All in all, Marina Cruz’s amalgamation of thread and pigment is laden with recurring motifs and expressions. The symbol of the bird, and of its flight, appears constantly. As well as the foliage of leaves, trees, and images of her Aunts. These are mostly images from the countryside, where Cruz and previous generations of her family have settled. Such was the environment where these dresses were actually worn for. These are personal narratives, either learned or heard by the artist herself. And these, for her, are the treasures that can be found from the past, sparked by her own discovery of a treasure trove of old clothes worn by her elders.
In another work, called “Big Heart,” Cruz recounts the story that has been embedded in her memory ever since she was a child, which is about her grandfather, to whom she associates the idea of constantly searching—and finding—treasures that can be drawn from the past. She paints in her canvas a shirt that her grandfather used, and does her embroidery on its surface. Her grandfather appears in her story as an old bird, afloat on a boat. Right on its chest is an image of an oversized heart. A large leaf from a plant appears behind a doorway, and we see right in front of it, staring with a look of amazement, the face of a young girl. Cruz probes deep into her memory and applies her own persona in her work, recalling the situation and the impressions she had made from them while as a child during the time her grandfather passed away.

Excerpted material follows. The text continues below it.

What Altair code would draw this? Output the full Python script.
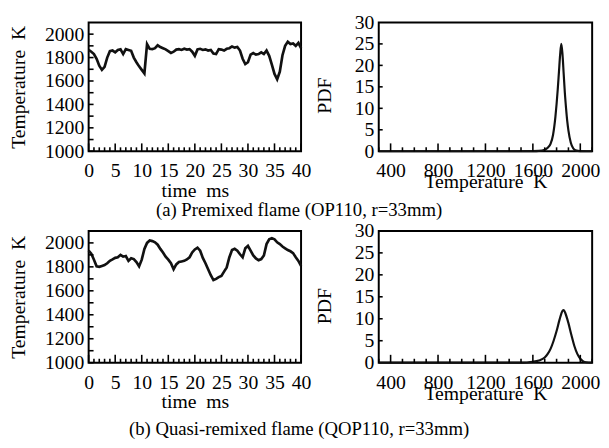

The string of narratives, memories, and impressions that are either weaved into the dress or are organically embedded in the appearance of the dresses themselves comprise for a rich vignette to a generation of lives lived, which we can surmise as also having been ‘woven together’ to some degree. The artist, Marina Cruz, has portrayed not only the identities of her predecessors but also stories and sensibilities from past cultures. Through her ingenious method of combining medium and material—painting and embroidery—we are led into intersections that cross not only the gap between the past and the present, but also the divide between art and craft.